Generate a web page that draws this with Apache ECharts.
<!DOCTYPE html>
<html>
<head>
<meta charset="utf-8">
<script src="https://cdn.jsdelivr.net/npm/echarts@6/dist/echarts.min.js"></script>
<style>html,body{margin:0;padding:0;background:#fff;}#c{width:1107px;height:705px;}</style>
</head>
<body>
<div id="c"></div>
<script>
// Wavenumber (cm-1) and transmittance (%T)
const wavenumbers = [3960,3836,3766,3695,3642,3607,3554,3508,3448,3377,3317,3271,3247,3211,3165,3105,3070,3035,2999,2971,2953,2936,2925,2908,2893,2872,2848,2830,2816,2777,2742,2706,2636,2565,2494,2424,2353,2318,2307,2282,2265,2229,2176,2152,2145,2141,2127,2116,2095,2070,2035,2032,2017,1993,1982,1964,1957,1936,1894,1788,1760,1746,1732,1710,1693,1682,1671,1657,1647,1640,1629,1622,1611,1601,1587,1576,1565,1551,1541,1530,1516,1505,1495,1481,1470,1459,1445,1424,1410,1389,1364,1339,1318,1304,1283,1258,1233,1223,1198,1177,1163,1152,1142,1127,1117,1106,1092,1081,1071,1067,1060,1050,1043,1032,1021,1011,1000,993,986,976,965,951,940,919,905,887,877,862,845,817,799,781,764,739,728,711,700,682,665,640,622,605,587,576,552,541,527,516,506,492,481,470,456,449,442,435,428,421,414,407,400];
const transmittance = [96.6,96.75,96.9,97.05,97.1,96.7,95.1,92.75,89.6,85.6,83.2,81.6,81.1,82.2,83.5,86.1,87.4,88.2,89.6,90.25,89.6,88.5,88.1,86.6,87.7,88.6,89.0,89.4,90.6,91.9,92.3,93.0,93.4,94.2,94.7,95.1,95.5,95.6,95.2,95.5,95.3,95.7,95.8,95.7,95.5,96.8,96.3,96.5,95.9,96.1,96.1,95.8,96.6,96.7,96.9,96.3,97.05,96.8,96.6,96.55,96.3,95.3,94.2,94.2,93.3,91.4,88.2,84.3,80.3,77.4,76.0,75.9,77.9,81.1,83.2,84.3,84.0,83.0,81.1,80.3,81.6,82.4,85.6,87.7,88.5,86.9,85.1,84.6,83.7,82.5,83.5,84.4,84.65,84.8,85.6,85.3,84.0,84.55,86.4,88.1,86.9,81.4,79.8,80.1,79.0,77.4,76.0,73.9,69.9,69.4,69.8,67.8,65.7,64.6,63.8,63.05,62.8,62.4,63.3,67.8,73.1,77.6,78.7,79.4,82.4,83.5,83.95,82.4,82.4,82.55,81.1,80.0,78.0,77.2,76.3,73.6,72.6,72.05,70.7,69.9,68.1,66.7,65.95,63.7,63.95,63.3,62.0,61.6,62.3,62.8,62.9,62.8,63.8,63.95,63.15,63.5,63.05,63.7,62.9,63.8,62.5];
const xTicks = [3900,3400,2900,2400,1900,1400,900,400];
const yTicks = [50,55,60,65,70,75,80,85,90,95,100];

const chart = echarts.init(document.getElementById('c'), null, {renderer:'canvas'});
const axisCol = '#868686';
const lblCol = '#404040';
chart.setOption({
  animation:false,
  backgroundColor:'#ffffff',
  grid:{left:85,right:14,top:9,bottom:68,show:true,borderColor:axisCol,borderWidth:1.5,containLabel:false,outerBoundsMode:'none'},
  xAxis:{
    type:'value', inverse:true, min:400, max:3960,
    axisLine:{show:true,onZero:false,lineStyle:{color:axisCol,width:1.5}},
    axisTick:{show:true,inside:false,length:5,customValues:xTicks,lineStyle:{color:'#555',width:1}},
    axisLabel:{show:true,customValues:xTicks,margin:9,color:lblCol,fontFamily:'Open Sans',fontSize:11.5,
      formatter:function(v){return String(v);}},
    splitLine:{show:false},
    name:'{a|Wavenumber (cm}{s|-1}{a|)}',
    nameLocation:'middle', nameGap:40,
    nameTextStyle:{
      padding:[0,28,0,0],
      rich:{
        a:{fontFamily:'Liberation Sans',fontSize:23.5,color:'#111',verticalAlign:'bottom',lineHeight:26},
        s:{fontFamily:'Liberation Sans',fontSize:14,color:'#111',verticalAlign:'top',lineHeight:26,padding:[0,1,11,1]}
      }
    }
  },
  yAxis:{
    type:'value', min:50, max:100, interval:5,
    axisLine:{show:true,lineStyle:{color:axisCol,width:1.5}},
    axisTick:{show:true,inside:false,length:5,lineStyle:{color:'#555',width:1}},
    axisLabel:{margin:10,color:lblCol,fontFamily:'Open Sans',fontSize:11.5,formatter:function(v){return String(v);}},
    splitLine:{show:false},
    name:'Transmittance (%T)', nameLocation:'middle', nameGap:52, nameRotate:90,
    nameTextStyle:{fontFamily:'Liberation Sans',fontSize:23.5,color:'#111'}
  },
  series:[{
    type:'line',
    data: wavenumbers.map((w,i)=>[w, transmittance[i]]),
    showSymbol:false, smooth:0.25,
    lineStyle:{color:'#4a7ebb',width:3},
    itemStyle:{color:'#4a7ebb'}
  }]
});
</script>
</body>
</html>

• • • • • • •

### AIM OF THE TASK
Every line of the material must be returned exactly as it appears.

### COMPLETED EXERCISE
Generate a web page that draws this with Apache ECharts.
<!DOCTYPE html>
<html>
<head>
<meta charset="utf-8">
<script src="https://cdn.jsdelivr.net/npm/echarts@6/dist/echarts.min.js"></script>
<style>html,body{margin:0;padding:0;background:#fff;}#c{width:1107px;height:705px;}</style>
</head>
<body>
<div id="c"></div>
<script>
// Wavenumber (cm-1) and transmittance (%T)
const wavenumbers = [3960,3836,3766,3695,3642,3607,3554,3508,3448,3377,3317,3271,3247,3211,3165,3105,3070,3035,2999,2971,2953,2936,2925,2908,2893,2872,2848,2830,2816,2777,2742,2706,2636,2565,2494,2424,2353,2318,2307,2282,2265,2229,2176,2152,2145,2141,2127,2116,2095,2070,2035,2032,2017,1993,1982,1964,1957,1936,1894,1788,1760,1746,1732,1710,1693,1682,1671,1657,1647,1640,1629,1622,1611,1601,1587,1576,1565,1551,1541,1530,1516,1505,1495,1481,1470,1459,1445,1424,1410,1389,1364,1339,1318,1304,1283,1258,1233,1223,1198,1177,1163,1152,1142,1127,1117,1106,1092,1081,1071,1067,1060,1050,1043,1032,1021,1011,1000,993,986,976,965,951,940,919,905,887,877,862,845,817,799,781,764,739,728,711,700,682,665,640,622,605,587,576,552,541,527,516,506,492,481,470,456,449,442,435,428,421,414,407,400];
const transmittance = [96.6,96.75,96.9,97.05,97.1,96.7,95.1,92.75,89.6,85.6,83.2,81.6,81.1,82.2,83.5,86.1,87.4,88.2,89.6,90.25,89.6,88.5,88.1,86.6,87.7,88.6,89.0,89.4,90.6,91.9,92.3,93.0,93.4,94.2,94.7,95.1,95.5,95.6,95.2,95.5,95.3,95.7,95.8,95.7,95.5,96.8,96.3,96.5,95.9,96.1,96.1,95.8,96.6,96.7,96.9,96.3,97.05,96.8,96.6,96.55,96.3,95.3,94.2,94.2,93.3,91.4,88.2,84.3,80.3,77.4,76.0,75.9,77.9,81.1,83.2,84.3,84.0,83.0,81.1,80.3,81.6,82.4,85.6,87.7,88.5,86.9,85.1,84.6,83.7,82.5,83.5,84.4,84.65,84.8,85.6,85.3,84.0,84.55,86.4,88.1,86.9,81.4,79.8,80.1,79.0,77.4,76.0,73.9,69.9,69.4,69.8,67.8,65.7,64.6,63.8,63.05,62.8,62.4,63.3,67.8,73.1,77.6,78.7,79.4,82.4,83.5,83.95,82.4,82.4,82.55,81.1,80.0,78.0,77.2,76.3,73.6,72.6,72.05,70.7,69.9,68.1,66.7,65.95,63.7,63.95,63.3,62.0,61.6,62.3,62.8,62.9,62.8,63.8,63.95,63.15,63.5,63.05,63.7,62.9,63.8,62.5];
const xTicks = [3900,3400,2900,2400,1900,1400,900,400];
const yTicks = [50,55,60,65,70,75,80,85,90,95,100];

const chart = echarts.init(document.getElementById('c'), null, {renderer:'canvas'});
const axisCol = '#868686';
const lblCol = '#404040';
chart.setOption({
  animation:false,
  backgroundColor:'#ffffff',
  grid:{left:85,right:14,top:9,bottom:68,show:true,borderColor:axisCol,borderWidth:1.5,containLabel:false,outerBoundsMode:'none'},
  xAxis:{
    type:'value', inverse:true, min:400, max:3960,
    axisLine:{show:true,onZero:false,lineStyle:{color:axisCol,width:1.5}},
    axisTick:{show:true,inside:false,length:5,customValues:xTicks,lineStyle:{color:'#555',width:1}},
    axisLabel:{show:true,customValues:xTicks,margin:9,color:lblCol,fontFamily:'Open Sans',fontSize:11.5,
      formatter:function(v){return String(v);}},
    splitLine:{show:false},
    name:'{a|Wavenumber (cm}{s|-1}{a|)}',
    nameLocation:'middle', nameGap:40,
    nameTextStyle:{
      padding:[0,28,0,0],
      rich:{
        a:{fontFamily:'Liberation Sans',fontSize:23.5,color:'#111',verticalAlign:'bottom',lineHeight:26},
        s:{fontFamily:'Liberation Sans',fontSize:14,color:'#111',verticalAlign:'top',lineHeight:26,padding:[0,1,11,1]}
      }
    }
  },
  yAxis:{
    type:'value', min:50, max:100, interval:5,
    axisLine:{show:true,lineStyle:{color:axisCol,width:1.5}},
    axisTick:{show:true,inside:false,length:5,lineStyle:{color:'#555',width:1}},
    axisLabel:{margin:10,color:lblCol,fontFamily:'Open Sans',fontSize:11.5,formatter:function(v){return String(v);}},
    splitLine:{show:false},
    name:'Transmittance (%T)', nameLocation:'middle', nameGap:52, nameRotate:90,
    nameTextStyle:{fontFamily:'Liberation Sans',fontSize:23.5,color:'#111'}
  },
  series:[{
    type:'line',
    data: wavenumbers.map((w,i)=>[w, transmittance[i]]),
    showSymbol:false, smooth:0.25,
    lineStyle:{color:'#4a7ebb',width:3},
    itemStyle:{color:'#4a7ebb'}
  }]
});
</script>
</body>
</html>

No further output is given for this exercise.